Dir. Sebastian Silva
3 out of 5
American drug tourist Jaime (Michael Cera) wants nothing more than to experience a mescaline trip from the fruit of the San Pedro cactus in Sebastian Silva's Crystal Fairy & the Magical Cactus. He’s come to Chile and hooked up with a group of three laid-back brothers (played by Silva’s actual brothers Juan Andrés, José, and Augustín) who humor the selfish gringo’s psychedelic desires out of little more than resigned boredom and morbid curiosity. But their patience is tested further by the titular Crystal (Gaby Hoffman), a party-crashing sprite who mistakes Jamie’s condescension as a invitation to join his drug vacation; before long, she’s the fifth wheel distributing "magic pebbles" and constantly redefining her relationship to clothing. The audience may feel the same exasperation with the film as it turns from a relaxed and humorous travelogue of shifting alliances - next to Jaime’s incessant douchebaggery, the brothers start to prefer Crystal’s harmless hippie quirks - to broad, unimaginative portraits of the Ugly American and the Space Cadet. By the time Cera finally reveals the hint of human vulnerability hiding beneath his callous behavior, it can’t save the well-meaning but ill-advised tonal collision of Crystal Fairy’s final act, imposing a swift sobriety that doesn’t jibe with the movie’s otherwise enjoyably loopy vibe.

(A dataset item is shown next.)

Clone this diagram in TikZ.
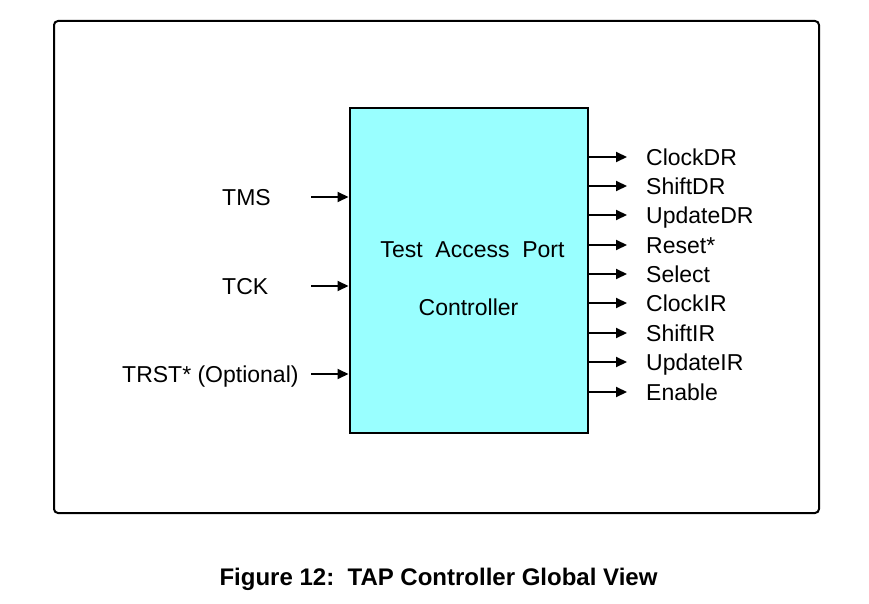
\documentclass[tikz,border=0pt]{standalone}
\usepackage{fontspec}
\setmainfont{Liberation Sans}
\usetikzlibrary{arrows.meta}
\definecolor{tapcyan}{HTML}{99FFFF}
\begin{document}
\begin{tikzpicture}[x=1pt,y=-1pt,
  sig/.style={line width=2pt,-{Triangle[length=11pt,width=10pt]}},
  lbl/.style={inner sep=0pt,anchor=base west,font=\fontsize{23}{27}\selectfont}]
\useasboundingbox (0,0) rectangle (869,604);
% outer frame
\draw [line width=2pt,rounded corners=4pt] (54,21) rectangle (819,513);
% controller block
\node (tap) [draw,line width=2pt,fill=tapcyan,minimum width=238pt,minimum height=325pt,inner sep=0pt] at (468.5,270.5) {};
\node (tap1) [lbl,anchor=base] at (472.5,257) {Test\ \ Access\ \ Port};
\node (tap2) [lbl,anchor=base] at (468.5,315) {Controller};
% inputs
\node (tms) [lbl] at (222,205) {TMS};
\node (tck) [lbl] at (222,294) {TCK};
\node (trst) [lbl] at (122,382) {TRST* (Optional)};
\coordinate (i1) at (311,197);
\coordinate (i2) at (311,286);
\coordinate (i3) at (311,374);
\foreach \i in {1,2,3}
  \draw [sig] (i\i) -- (i\i -| tap.west);
% outputs
\foreach \sig/\y [count=\i] in {ClockDR/157,ShiftDR/186,UpdateDR/215,Reset*/245,Select/274,ClockIR/303,ShiftIR/333,UpdateIR/362,Enable/392} {
  \coordinate (o\i) at (627,\y);
  \draw [sig] (tap.east |- o\i) -- (o\i);
  \node (out\i) [lbl] at (646,\y+8.2) {\sig};
}
% caption
\node (cap) [lbl,anchor=base,font=\fontsize{24}{28}\selectfont\bfseries] at (438.5,585) {Figure 12:\ \ TAP Controller Global View};
\end{tikzpicture}
\end{document}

“Crystal Fairy & the Magical Cactus” opens today in limited release and is also available via Video on Demand.
Dir. Sebastián Cordero
2 out of 5
The claustrophobic space thriller Europa Report aims to do for science fiction what Paranormal Activity did for horror, embracing a faux-survelliance aesthetic to tell the story of a privately-funded voyage to investigate signs of life on one of Jupiter’s moons - a trip that, in predictable fashion, goes terribly wrong. The latest film from Ecuadorian director Sebastián Cordero, Europa Report discovers new depths of tedium in an already unwelcome visual trend. In a movie like this, off-screen space can and should be used to build tension, but more often than not the static, unimaginative camera placement merely obfuscates the action taking place. The talented cast, led by Sharlto Copley (District 9) and Anamaria Marinca (4 Months, 3 Weeks and 2 Days), works hard to salvage the material, though it’s difficult to buy into the premise when this crew of handpicked experts keeps making crucial (and ultimately fatal) mistakes. Europa Report is more of a self-fulfilling prophecy than a piece of sleek, stripped-down entertainment, a deathly dull slog that renders its final message - that the smallest bit of success makes a harrowing physical and emotional ordeal worthwhile - highly ironic.
“Europa Report” is available now via Video on Demand and will be released in select theaters August 2.